§ **DATA IN THIS EXERCISE**
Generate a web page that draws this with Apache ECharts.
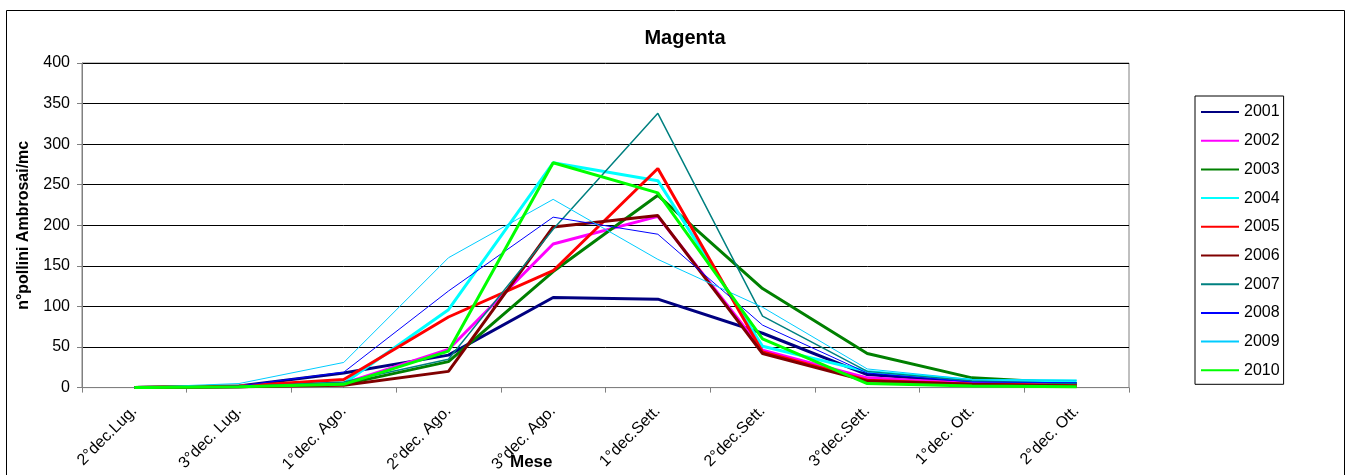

...

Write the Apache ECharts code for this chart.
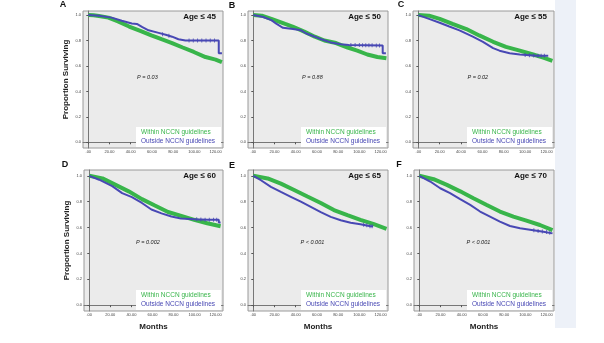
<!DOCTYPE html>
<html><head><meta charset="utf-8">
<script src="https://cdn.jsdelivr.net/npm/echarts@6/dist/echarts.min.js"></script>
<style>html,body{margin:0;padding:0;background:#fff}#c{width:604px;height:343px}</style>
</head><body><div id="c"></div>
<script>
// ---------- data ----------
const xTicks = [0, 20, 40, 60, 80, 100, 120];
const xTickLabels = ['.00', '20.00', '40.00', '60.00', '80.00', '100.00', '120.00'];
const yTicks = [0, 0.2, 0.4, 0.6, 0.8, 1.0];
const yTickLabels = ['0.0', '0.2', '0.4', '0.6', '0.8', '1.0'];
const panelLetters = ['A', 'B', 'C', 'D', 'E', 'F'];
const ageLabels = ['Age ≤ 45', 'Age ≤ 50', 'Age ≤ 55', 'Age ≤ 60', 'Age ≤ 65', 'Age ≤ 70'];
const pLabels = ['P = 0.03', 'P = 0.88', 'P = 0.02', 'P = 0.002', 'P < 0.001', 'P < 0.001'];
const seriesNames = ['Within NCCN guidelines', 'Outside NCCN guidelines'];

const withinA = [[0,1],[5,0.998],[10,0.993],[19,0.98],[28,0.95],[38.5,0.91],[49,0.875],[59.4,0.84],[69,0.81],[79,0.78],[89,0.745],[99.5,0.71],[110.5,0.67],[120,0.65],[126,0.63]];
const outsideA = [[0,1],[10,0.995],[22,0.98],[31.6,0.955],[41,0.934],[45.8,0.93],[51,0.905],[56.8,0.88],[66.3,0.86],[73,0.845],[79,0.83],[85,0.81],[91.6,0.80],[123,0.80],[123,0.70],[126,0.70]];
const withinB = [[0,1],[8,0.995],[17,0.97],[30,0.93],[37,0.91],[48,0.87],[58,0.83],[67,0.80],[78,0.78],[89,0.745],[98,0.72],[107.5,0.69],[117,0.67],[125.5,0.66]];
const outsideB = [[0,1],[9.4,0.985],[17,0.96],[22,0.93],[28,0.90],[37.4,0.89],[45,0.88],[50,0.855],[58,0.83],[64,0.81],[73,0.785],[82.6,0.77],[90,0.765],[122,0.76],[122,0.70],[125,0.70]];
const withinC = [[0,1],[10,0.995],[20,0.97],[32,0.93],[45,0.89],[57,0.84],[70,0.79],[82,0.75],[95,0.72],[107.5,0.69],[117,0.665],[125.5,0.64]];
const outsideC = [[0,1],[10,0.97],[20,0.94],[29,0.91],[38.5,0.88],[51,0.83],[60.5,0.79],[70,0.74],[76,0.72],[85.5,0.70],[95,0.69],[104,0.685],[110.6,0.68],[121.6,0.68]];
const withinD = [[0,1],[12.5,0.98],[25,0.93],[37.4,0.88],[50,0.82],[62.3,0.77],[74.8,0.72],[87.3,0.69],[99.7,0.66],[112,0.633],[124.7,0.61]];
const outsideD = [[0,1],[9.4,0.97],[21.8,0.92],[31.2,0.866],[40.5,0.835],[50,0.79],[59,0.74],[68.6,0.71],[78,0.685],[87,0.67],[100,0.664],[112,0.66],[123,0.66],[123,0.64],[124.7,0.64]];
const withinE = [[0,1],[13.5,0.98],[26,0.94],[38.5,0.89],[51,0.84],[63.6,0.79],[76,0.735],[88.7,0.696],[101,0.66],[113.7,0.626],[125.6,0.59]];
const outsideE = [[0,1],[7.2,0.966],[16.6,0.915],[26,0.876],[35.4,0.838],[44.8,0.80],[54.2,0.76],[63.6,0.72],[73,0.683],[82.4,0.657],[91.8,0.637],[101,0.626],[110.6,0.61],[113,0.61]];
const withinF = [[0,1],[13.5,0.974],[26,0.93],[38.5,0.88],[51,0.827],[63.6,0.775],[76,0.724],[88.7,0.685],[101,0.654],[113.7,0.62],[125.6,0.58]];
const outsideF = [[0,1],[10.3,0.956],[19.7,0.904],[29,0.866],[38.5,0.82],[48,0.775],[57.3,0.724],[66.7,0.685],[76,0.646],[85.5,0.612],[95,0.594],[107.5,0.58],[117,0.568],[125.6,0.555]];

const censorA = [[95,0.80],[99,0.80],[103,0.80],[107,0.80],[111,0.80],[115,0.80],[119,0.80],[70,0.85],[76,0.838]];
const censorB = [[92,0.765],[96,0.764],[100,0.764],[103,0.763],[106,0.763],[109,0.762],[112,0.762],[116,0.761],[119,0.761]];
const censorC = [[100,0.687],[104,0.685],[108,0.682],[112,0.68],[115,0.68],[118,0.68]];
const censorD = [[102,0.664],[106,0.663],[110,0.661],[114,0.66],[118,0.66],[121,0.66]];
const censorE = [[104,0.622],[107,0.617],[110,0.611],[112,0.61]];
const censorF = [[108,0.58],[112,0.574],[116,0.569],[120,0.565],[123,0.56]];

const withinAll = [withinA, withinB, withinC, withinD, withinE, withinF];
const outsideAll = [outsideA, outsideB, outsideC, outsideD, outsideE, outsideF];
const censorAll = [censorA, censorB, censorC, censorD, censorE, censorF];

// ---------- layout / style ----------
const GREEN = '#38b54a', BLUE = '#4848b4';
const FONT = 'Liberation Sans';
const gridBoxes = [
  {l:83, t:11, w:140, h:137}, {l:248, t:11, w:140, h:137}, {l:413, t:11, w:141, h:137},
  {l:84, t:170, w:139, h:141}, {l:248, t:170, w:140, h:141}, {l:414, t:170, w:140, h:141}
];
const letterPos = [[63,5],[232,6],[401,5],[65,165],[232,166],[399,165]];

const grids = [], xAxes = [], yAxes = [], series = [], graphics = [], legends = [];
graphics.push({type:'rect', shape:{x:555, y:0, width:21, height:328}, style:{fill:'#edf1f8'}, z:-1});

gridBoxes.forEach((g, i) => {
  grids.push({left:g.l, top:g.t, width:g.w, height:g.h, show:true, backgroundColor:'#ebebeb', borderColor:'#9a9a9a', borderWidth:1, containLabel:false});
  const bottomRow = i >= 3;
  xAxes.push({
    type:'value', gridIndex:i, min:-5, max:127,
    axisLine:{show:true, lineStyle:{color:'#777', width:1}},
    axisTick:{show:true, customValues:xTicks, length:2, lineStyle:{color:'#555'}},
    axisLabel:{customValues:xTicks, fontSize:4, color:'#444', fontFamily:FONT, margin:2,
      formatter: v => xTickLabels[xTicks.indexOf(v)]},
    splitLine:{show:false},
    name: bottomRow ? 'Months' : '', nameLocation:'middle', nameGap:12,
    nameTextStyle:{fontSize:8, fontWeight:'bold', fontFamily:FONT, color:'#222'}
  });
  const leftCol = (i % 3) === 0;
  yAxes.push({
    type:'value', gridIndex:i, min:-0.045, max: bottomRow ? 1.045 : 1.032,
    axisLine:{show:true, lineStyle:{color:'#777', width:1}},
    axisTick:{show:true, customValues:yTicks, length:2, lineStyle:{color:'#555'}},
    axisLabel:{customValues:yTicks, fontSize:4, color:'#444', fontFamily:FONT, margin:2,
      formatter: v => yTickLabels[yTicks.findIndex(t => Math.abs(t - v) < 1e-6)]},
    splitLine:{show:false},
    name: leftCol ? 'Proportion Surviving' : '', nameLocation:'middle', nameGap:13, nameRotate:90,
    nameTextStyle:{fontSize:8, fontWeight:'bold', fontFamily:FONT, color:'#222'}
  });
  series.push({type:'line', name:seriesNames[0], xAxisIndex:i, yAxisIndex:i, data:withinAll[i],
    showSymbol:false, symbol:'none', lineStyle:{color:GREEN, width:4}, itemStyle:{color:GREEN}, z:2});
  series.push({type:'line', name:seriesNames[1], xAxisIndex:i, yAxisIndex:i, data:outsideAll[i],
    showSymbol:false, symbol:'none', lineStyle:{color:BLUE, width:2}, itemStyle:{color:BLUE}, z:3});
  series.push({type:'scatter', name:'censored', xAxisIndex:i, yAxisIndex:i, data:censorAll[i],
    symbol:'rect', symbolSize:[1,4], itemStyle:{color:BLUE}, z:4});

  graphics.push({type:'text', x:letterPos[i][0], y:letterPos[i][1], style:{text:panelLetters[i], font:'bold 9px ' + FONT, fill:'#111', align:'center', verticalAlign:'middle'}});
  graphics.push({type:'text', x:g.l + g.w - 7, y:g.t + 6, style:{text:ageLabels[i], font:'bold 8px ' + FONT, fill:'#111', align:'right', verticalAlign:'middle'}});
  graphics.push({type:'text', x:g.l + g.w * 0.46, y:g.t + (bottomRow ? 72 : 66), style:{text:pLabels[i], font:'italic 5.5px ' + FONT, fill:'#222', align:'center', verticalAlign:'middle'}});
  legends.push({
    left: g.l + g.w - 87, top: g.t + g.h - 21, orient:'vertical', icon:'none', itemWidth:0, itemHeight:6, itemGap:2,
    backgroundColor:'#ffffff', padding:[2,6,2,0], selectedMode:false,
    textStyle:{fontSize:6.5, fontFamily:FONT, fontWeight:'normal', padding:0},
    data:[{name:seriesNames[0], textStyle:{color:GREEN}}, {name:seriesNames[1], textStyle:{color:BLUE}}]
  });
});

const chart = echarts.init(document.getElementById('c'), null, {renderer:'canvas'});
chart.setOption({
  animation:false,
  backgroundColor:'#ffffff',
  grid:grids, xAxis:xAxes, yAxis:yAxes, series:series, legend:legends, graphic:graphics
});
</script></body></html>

---

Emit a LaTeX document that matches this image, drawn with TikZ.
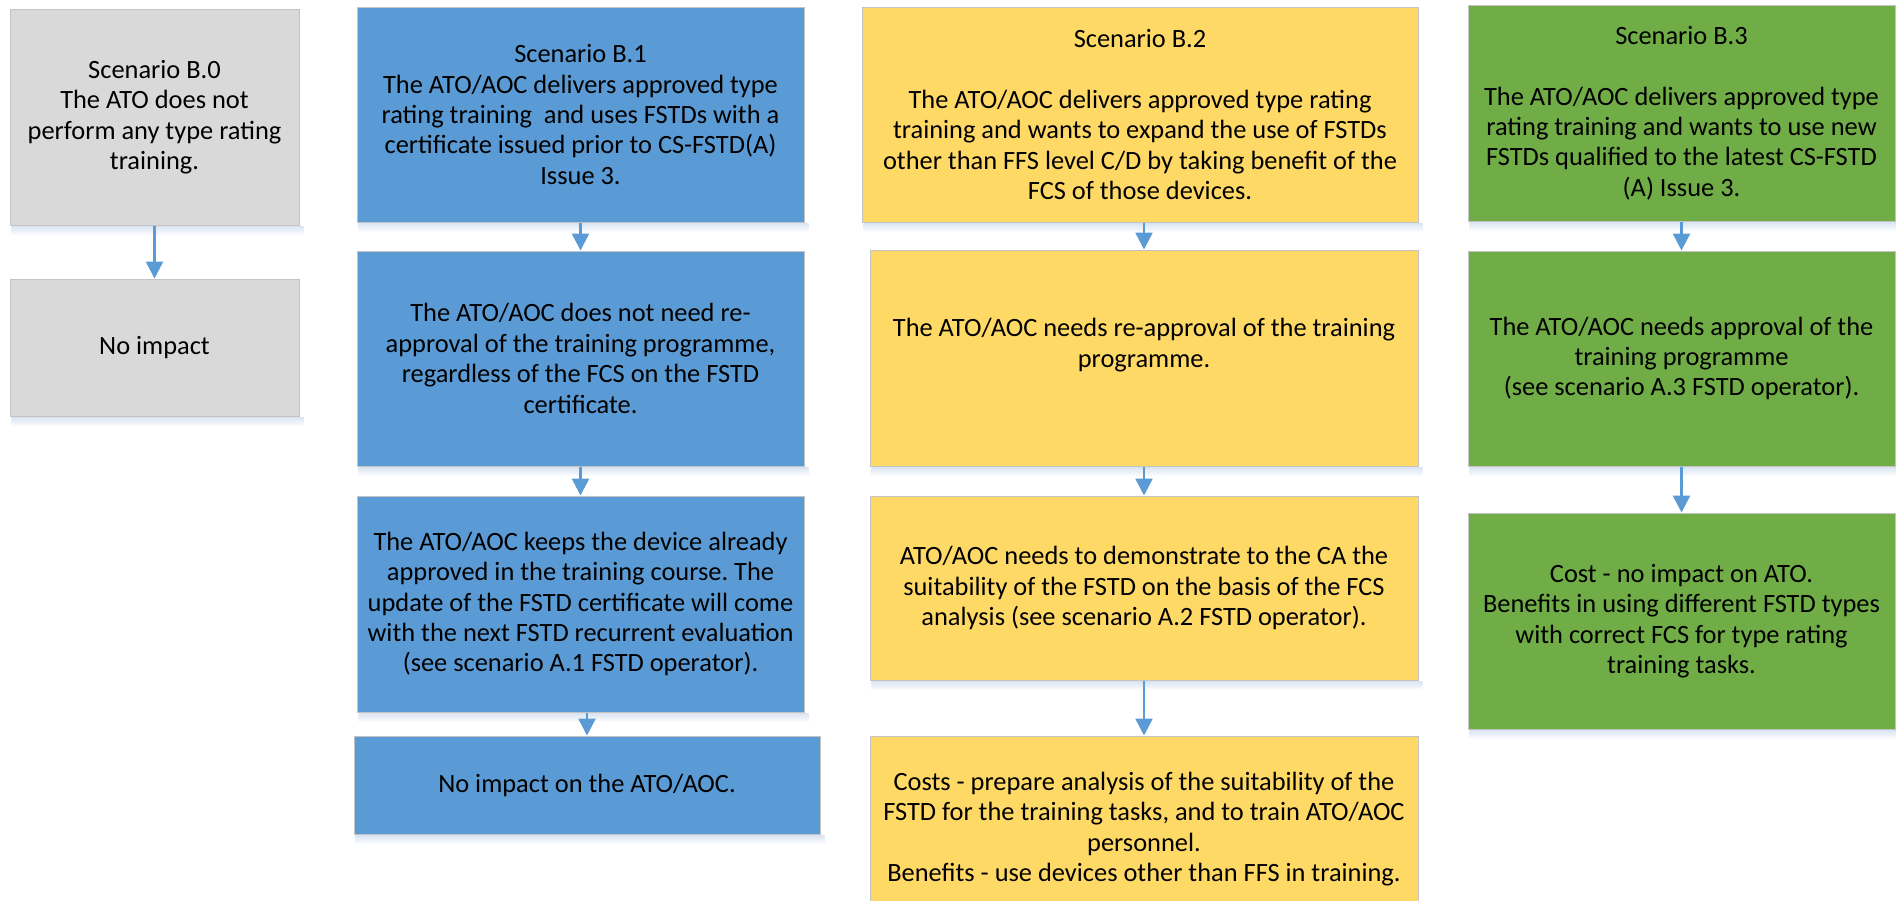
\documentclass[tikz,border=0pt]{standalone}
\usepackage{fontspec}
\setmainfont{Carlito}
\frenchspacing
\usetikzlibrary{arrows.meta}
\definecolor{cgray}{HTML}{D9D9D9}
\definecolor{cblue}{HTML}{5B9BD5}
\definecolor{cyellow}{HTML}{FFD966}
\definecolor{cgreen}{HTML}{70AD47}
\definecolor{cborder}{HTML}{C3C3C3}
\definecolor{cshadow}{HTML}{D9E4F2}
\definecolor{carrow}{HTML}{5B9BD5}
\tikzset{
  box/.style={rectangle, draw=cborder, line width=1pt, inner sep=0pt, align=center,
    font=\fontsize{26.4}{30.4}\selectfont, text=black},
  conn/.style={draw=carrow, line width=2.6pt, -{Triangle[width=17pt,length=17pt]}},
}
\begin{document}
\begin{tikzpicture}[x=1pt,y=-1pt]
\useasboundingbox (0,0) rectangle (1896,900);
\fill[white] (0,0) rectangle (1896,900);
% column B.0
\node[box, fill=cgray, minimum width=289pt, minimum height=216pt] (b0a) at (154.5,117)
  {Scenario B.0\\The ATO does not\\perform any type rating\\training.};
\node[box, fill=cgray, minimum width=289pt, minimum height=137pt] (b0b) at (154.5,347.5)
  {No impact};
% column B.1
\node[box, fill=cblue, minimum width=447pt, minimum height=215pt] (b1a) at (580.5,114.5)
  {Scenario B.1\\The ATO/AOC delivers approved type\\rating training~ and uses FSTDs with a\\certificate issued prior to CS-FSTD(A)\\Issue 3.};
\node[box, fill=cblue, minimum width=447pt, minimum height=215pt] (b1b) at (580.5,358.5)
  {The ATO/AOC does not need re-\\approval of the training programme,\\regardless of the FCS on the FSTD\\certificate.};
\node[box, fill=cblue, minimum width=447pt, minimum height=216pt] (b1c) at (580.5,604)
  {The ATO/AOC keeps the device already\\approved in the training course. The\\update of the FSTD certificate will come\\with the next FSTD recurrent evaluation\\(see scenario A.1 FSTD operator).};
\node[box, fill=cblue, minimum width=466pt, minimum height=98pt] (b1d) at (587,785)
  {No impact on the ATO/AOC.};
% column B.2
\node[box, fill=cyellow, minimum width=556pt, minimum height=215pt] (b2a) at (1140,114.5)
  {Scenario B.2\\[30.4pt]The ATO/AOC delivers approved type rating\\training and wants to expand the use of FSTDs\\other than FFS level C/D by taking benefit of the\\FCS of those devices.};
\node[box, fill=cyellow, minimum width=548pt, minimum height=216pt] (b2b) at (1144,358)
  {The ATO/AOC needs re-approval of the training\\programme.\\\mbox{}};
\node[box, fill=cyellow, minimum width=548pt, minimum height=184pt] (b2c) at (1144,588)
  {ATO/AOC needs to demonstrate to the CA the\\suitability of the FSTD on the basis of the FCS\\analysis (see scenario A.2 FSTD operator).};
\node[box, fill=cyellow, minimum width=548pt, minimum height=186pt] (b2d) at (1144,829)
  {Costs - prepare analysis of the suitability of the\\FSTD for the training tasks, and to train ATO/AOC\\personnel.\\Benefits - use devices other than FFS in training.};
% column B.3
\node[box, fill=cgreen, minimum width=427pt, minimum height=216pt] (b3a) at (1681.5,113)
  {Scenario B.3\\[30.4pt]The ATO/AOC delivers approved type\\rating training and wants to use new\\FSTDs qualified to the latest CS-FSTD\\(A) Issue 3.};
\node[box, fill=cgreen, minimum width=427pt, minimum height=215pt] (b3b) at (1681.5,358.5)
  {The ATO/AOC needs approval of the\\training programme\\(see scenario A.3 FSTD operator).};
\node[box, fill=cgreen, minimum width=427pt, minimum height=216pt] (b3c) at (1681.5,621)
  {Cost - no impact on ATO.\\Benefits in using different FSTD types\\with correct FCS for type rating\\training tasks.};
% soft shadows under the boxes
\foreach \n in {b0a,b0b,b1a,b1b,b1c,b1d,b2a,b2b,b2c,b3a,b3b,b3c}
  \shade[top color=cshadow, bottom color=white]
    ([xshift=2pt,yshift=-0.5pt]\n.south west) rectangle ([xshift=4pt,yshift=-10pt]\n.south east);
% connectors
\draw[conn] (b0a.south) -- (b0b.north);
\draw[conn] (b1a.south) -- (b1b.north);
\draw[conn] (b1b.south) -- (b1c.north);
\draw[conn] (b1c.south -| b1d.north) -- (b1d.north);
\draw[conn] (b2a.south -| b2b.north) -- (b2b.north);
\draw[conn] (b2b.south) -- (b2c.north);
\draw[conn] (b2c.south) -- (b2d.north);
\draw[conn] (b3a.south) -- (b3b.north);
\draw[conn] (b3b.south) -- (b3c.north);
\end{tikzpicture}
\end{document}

§ **PROBLEM DETAILS**
Search the preceding listing for "Apache" and extract every line where it is found.

§ **SOLUTION TO THIS EXERCISE**
Generate a web page that draws this with Apache ECharts.
Write the Apache ECharts code for this chart.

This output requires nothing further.